It's about damn time.
You would think being on the baddest and most successful soccer team in the world (alongside the swoonworthy Megan Rapinoe) would grant you equal pay but non-male athletes continue to get shafted across the board. It looks like the U.S. Women’s Soccer team, though, will begin to see the fruits of their labor.
For the first time in history, the United States Soccer Federation (USSF), the United States Women's National Team Players Association (USWNTPA), and the United States National Soccer Team Players Association (USNSTPA) finalized a collective bargaining agreement (CBA) community benefits agreement (CBA) that levels the financial playing field between the Women’s and Men’s senior National Teams. The new deal ensures equal pay between the two teams — including the equalization of FIFA World Cup Prize money, as well as broadcast and sponsorship revenue — as well as contractual guarantees on things like child care, parental leave, short-term disability, mental health impairment, and even the quality of the fields both the Women’s and Men’s teams play on, CNN reported.
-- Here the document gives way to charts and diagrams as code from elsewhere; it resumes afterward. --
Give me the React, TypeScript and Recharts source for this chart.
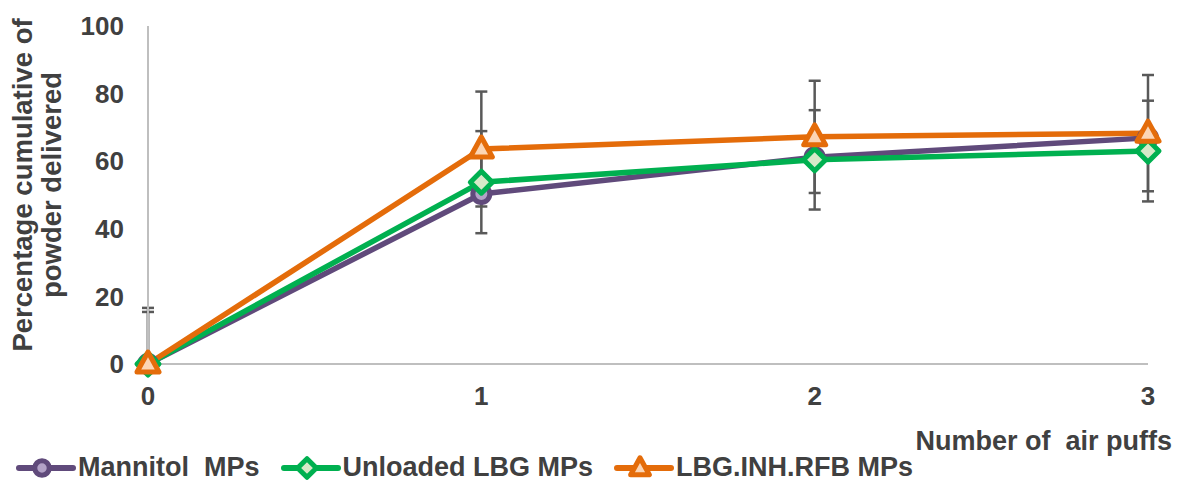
import React from 'react';
import { LineChart, Line, XAxis, YAxis, ErrorBar, Legend } from 'recharts';

const puffs = [0, 1, 2, 3];
const mannitolMPs = [0, 50.3, 61.2, 66.9];
const unloadedLBG = [0, 53.8, 60.4, 63.0];
const unloadedLBGErr: [number, number][] = [[0, 15.4], [15.1, 15.1], [14.7, 14.7], [14.9, 14.9]];
const lbgInhRfb = [0, 63.6, 67.2, 68.3];
const lbgInhRfbErr: [number, number][] = [[0, 16.6], [17, 17], [16.6, 16.6], [17.2, 17.2]];
const yTicks = [0, 20, 40, 60, 80, 100];
const seriesNames = ['Mannitol  MPs', 'Unloaded LBG MPs', 'LBG.INH.RFB MPs'];

const data = puffs.map((p, i) => ({
  puff: p,
  mannitol: mannitolMPs[i],
  unloaded: unloadedLBG[i],
  unloadedErr: unloadedLBGErr[i],
  lbg: lbgInhRfb[i],
  lbgErr: lbgInhRfbErr[i],
}));

const FONT = '"Liberation Sans", Arial, sans-serif';
const TEXT = '#404040';
const C_PURPLE = '#604A7B';
const C_GREEN = '#00B050';
const C_ORANGE = '#E46C0A';

const CircleMark = (cx: number, cy: number, key?: any, s: number = 1) => (
  <circle key={key} cx={cx} cy={cy} r={8.5 * s} fill="#B3A2C7" stroke={C_PURPLE} strokeWidth={5} />
);
const DiamondMark = (cx: number, cy: number, key?: any, s: number = 1) => {
  const d = 11 * s;
  return (
    <polygon key={key}
      points={`${cx},${cy - d} ${cx + d},${cy} ${cx},${cy + d} ${cx - d},${cy}`}
      fill="#D7E9C8" stroke={C_GREEN} strokeWidth={5} strokeLinejoin="round" />
  );
};
const TriangleMark = (cx: number, cy: number, key?: any, s: number = 1) => (
  <polygon key={key}
    points={`${cx},${cy - 12 * s} ${cx + 11 * s},${cy + 8 * s} ${cx - 11 * s},${cy + 8 * s}`}
    fill="#FCD5B4" stroke={C_ORANGE} strokeWidth={5} strokeLinejoin="round" />
);

const dotRenderer = (fn: any) => (props: any) => {
  const { cx, cy, index } = props;
  if (cx == null || cy == null) return <g key={index} />;
  return fn(cx, cy, index);
};

const legendItems = [
  { name: seriesNames[0], color: C_PURPLE, mark: CircleMark },
  { name: seriesNames[1], color: C_GREEN, mark: DiamondMark },
  { name: seriesNames[2], color: C_ORANGE, mark: TriangleMark },
];

const LegendContent = () => (
  <div style={{ display: 'flex', alignItems: 'center', fontFamily: FONT, fontWeight: 'bold', fontSize: 27, color: TEXT }}>
    {legendItems.map((it, i) => (
      <div key={i} style={{ display: 'flex', alignItems: 'center', marginRight: i < 2 ? 21 : 0 }}>
        <svg width={60} height={28} style={{ display: 'block' }}>
          <line x1={3} y1={14} x2={57} y2={14} stroke={it.color} strokeWidth={6} strokeLinecap="round" />
          {it.mark(26, 14, undefined, 0.85)}
        </svg>
        <span style={{ whiteSpace: 'pre', marginLeft: 2 }}>{it.name}</span>
      </div>
    ))}
  </div>
);

const YTitle = (props: any) => {
  const vb = props.viewBox || { x: 0, y: 0, width: 0, height: 0 };
  const cy = vb.y + vb.height / 2 - 10;
  const x1 = 32;
  const x2 = 61;
  return (
    <g>
      <text x={x1} y={cy} transform={`rotate(-90, ${x1}, ${cy})`} textAnchor="middle"
        fontFamily={FONT} fontWeight="bold" fontSize={27.5} fill={TEXT}>Percentage cumulative of</text>
      <text x={x2} y={cy} transform={`rotate(-90, ${x2}, ${cy})`} textAnchor="middle"
        fontFamily={FONT} fontWeight="bold" fontSize={27.5} fill={TEXT}>powder delivered</text>
    </g>
  );
};

const XTitle = (props: any) => {
  const vb = props.viewBox || { x: 0, y: 0, width: 0, height: 0 };
  return (
    <text x={vb.x + vb.width + 24} y={vb.y + 86} textAnchor="end" style={{ whiteSpace: 'pre' }}
      fontFamily={FONT} fontWeight="bold" fontSize={27} fill={TEXT}>Number of  air puffs</text>
  );
};

export default function App() {
  return (
    <div style={{ position: 'absolute', left: 0, top: 0, width: 1178, height: 482, background: '#fff' }}>
      <LineChart width={1178} height={482} data={data} margin={{ top: 26, right: 30, left: 0, bottom: 0 }}>
        <XAxis dataKey="puff" type="number" domain={[0, 3]} ticks={puffs} interval={0}
          axisLine={{ stroke: '#BFBFBF', strokeWidth: 2 }} tickLine={false} tickSize={6} tickMargin={17}
          tick={{ fill: TEXT, fontSize: 26, fontWeight: 'bold', fontFamily: FONT }} height={86}
          label={<XTitle />} />
        <YAxis type="number" domain={[0, 100]} ticks={yTicks} interval={0} width={148}
          axisLine={{ stroke: '#BFBFBF', strokeWidth: 2 }} tickLine={false} tickSize={6} tickMargin={18}
          tick={{ fill: TEXT, fontSize: 26, fontWeight: 'bold', fontFamily: FONT }}
          label={<YTitle />} />
        <Legend verticalAlign="bottom" align="left" height={32} content={<LegendContent />}
          wrapperStyle={{ left: 16, bottom: -2 }} />
        <Line dataKey="mannitol" name={seriesNames[0]} stroke={C_PURPLE} strokeWidth={5.5}
          dot={dotRenderer(CircleMark)} activeDot={false} isAnimationActive={false} />
        <Line dataKey="unloaded" name={seriesNames[1]} stroke={C_GREEN} strokeWidth={5.5}
          dot={dotRenderer(DiamondMark)} activeDot={false} isAnimationActive={false}>
          <ErrorBar dataKey="unloadedErr" direction="y" width={6} stroke="#595959" strokeWidth={2.5} />
        </Line>
        <Line dataKey="lbg" name={seriesNames[2]} stroke={C_ORANGE} strokeWidth={5.5}
          dot={dotRenderer(TriangleMark)} activeDot={false} isAnimationActive={false}>
          <ErrorBar dataKey="lbgErr" direction="y" width={6} stroke="#595959" strokeWidth={2.5} />
        </Line>
      </LineChart>
    </div>
  );
}
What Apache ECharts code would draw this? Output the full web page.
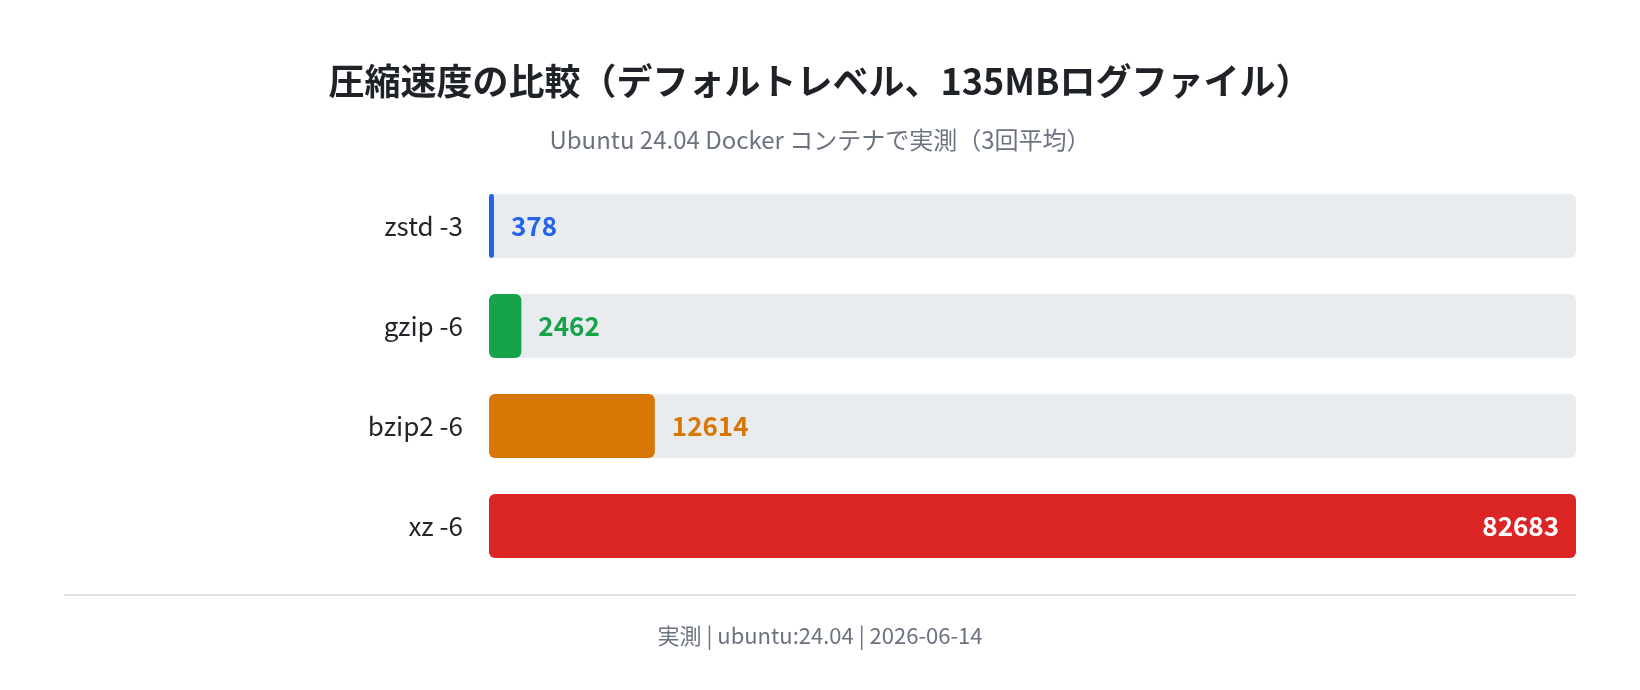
<!DOCTYPE html>
<html>
<head>
<meta charset="utf-8">
<script src="https://cdn.jsdelivr.net/npm/echarts@6/dist/echarts.min.js"></script>
<style>
    html, body { margin: 0; padding: 0; background: #fff; }
    #chart { width: 1640px; height: 690px; }
</style>
</head>
<body>
<div id="chart"></div>
<script>
// データ（ミリ秒、3回平均）
var tools = ['zstd -3', 'gzip -6', 'bzip2 -6', 'xz -6'];
var times = [378, 2462, 12614, 82683];
var colors = ['#2563eb', '#16a34a', '#d97706', '#dc2626'];

var FONT = '"Noto Sans CJK JP", "Noto Sans", sans-serif';

var chart = echarts.init(document.getElementById('chart'));

var seriesData = [];
for (var i = 0; i < times.length; i++) {
    var item = {
        value: times[i],
        itemStyle: { color: colors[i] },
        label: { color: colors[i] }
    };
    // 一番長いバーはラベルを内側に
    if (i == times.length - 1) {
        item.label = { position: 'insideRight', color: '#ffffff' };
    }
    seriesData.push(item);
}

var option = {
    backgroundColor: '#ffffff',
    title: [{
        text: '圧縮速度の比較（デフォルトレベル、135MBログファイル）',
        left: 'center',
        top: 57,
        textStyle: { fontFamily: FONT, fontSize: 36, fontWeight: 'bold', color: '#1f2328', lineHeight: 38 }
    }, {
        text: 'Ubuntu 24.04 Docker コンテナで実測（3回平均）',
        left: 'center',
        top: 122,
        textStyle: { fontFamily: FONT, fontSize: 24, fontWeight: 'normal', color: '#6b7280', lineHeight: 26 }
    }, {
        text: '実測 | ubuntu:24.04 | 2026-06-14',
        left: 'center',
        top: 619,
        textStyle: { fontFamily: FONT, fontSize: 22, fontWeight: 'normal', color: '#6b7280', lineHeight: 24 }
    }],
    grid: {
        left: 489,
        right: 64,
        top: 176,
        bottom: 114
    },
    xAxis: {
        type: 'value',
        min: 0,
        max: 'dataMax',
        show: false
    },
    yAxis: {
        type: 'category',
        inverse: true,
        data: tools,
        axisLine: { show: false },
        axisTick: { show: false },
        splitLine: { show: false },
        axisLabel: {
            margin: 26,
            fontFamily: FONT,
            fontSize: 26,
            color: '#212529'
        }
    },
    series: [{
        type: 'bar',
        barWidth: 64,
        data: seriesData,
        showBackground: true,
        backgroundStyle: { color: '#e9ecef', borderRadius: 6 },
        itemStyle: { borderRadius: 6 },
        label: {
            show: true,
            position: 'right',
            distance: 17,
            fontFamily: FONT,
            fontSize: 26,
            fontWeight: 'bold'
        },
        animation: false
    }],
    graphic: [{
        type: 'line',
        shape: { x1: 64, y1: 595, x2: 1576, y2: 595 },
        style: { stroke: '#dee2e6', lineWidth: 2 }
    }]
};

chart.setOption(option);
</script>
</body>
</html>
“This is a truly historic moment. In becoming the first federation in the world to solve the massive and vexing challenge of equalizing FIFA World Cup prize money, U.S. Soccer and our players have changed the game forever here at home, with the hopes of inspiring change around the world,” says U.S. Soccer President Cindy Parlow Cone in a statement on Wednesday.
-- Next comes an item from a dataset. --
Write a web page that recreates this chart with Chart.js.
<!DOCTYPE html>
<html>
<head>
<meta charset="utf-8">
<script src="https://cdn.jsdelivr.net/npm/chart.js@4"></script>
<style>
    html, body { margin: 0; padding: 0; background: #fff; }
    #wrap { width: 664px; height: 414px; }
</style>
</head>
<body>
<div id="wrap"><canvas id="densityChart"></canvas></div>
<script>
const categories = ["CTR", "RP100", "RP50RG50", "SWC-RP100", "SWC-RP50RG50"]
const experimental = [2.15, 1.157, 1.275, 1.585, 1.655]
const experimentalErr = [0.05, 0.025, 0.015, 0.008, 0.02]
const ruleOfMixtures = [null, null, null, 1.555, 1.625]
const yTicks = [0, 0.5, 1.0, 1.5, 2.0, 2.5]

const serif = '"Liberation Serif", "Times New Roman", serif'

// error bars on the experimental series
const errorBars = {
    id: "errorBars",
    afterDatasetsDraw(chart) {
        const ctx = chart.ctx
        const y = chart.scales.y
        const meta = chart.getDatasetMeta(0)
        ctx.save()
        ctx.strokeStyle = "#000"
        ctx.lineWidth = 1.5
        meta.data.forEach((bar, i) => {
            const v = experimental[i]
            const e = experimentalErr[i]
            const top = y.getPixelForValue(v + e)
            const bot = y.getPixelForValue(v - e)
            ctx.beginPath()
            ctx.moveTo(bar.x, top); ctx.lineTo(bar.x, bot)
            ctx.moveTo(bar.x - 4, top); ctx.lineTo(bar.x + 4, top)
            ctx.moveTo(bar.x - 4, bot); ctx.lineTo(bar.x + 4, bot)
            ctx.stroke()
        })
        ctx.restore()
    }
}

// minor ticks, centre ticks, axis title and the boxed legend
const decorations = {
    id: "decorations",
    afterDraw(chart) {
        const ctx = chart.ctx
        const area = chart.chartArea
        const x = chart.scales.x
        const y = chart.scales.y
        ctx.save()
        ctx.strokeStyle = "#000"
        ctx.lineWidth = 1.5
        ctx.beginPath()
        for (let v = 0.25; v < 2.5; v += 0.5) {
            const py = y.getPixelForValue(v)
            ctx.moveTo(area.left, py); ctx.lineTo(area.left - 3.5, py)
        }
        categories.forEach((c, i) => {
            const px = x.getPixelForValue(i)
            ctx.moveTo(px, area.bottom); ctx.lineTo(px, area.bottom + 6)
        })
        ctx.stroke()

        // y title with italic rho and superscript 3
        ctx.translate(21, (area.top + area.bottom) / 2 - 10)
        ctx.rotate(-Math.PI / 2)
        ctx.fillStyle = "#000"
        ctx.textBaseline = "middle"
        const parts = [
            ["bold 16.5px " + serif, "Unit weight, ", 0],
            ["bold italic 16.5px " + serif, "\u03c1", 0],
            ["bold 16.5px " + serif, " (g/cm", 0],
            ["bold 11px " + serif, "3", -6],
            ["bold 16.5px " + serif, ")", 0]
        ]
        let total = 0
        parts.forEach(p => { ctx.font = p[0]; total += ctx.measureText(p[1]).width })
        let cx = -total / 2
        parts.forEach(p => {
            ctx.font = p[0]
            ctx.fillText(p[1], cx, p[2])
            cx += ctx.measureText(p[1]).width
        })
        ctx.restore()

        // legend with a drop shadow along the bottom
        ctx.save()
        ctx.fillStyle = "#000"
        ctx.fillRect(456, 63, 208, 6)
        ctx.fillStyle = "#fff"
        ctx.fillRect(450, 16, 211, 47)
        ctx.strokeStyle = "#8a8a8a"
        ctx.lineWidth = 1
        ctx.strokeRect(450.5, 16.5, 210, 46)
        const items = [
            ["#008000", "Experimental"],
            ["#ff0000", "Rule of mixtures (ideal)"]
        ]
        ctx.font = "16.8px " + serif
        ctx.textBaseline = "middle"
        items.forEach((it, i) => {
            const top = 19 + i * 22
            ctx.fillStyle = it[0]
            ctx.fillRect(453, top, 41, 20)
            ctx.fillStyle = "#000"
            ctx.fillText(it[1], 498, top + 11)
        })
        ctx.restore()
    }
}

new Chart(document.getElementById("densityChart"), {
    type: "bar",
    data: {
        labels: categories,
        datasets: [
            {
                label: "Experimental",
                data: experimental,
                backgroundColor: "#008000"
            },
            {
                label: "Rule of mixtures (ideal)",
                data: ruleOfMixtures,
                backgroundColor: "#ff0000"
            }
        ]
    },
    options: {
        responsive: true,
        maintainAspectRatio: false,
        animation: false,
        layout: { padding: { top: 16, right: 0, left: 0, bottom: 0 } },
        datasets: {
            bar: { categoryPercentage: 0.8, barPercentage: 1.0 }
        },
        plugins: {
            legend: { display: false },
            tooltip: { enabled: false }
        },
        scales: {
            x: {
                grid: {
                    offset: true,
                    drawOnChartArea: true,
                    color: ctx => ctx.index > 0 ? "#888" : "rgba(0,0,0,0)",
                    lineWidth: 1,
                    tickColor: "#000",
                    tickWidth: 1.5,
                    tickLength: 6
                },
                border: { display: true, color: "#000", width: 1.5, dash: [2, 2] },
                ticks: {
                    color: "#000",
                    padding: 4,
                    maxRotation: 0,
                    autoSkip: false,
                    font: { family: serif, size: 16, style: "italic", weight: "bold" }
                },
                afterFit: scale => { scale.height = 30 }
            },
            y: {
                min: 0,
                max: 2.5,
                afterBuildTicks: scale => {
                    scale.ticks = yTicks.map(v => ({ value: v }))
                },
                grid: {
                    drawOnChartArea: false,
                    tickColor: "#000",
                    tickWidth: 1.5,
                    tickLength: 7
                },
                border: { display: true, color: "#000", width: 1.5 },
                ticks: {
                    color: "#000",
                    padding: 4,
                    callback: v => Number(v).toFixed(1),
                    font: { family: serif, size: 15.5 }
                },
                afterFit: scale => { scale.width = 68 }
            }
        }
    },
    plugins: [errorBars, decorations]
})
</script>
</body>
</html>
This history-changing decision comes on the heels of a years-long fight for equal pay and access. I what ended up being a 6-year legal battle, the United States Women's National Team (USWNT) sued U.S. Soccer in a gender discrimination lawsuit that recently ended with a $24 million dollar settlement for disputes. The USWNT has won four world cups in its 20-year franchise all while being underpaid in comparison to the men's team. Among other things, the new contract changes will rectify years of revenue imbalance and improper coverage of USWNT games, finally making them more accessible to the general public.
"We hope that this agreement and its historic achievements in not only providing for equal pay but also in improving the training and playing environment for National Team players will similarly serve as the foundation for continued growth of women's soccer both in the United States and abroad," said USWNT player and USWNTPA president Becky Sauerbrunn.
Those sentiments of hope and respect to sports leagues across the country to taking the bold steps toward pay equity and dignity that the US and USWNT franchises have taken after years of advocacy and internal organizing. You hear that, NBA?
Editor's Note: Parts of this article did not meet Mic's editorial standards. It has been updated to properly attribute sources.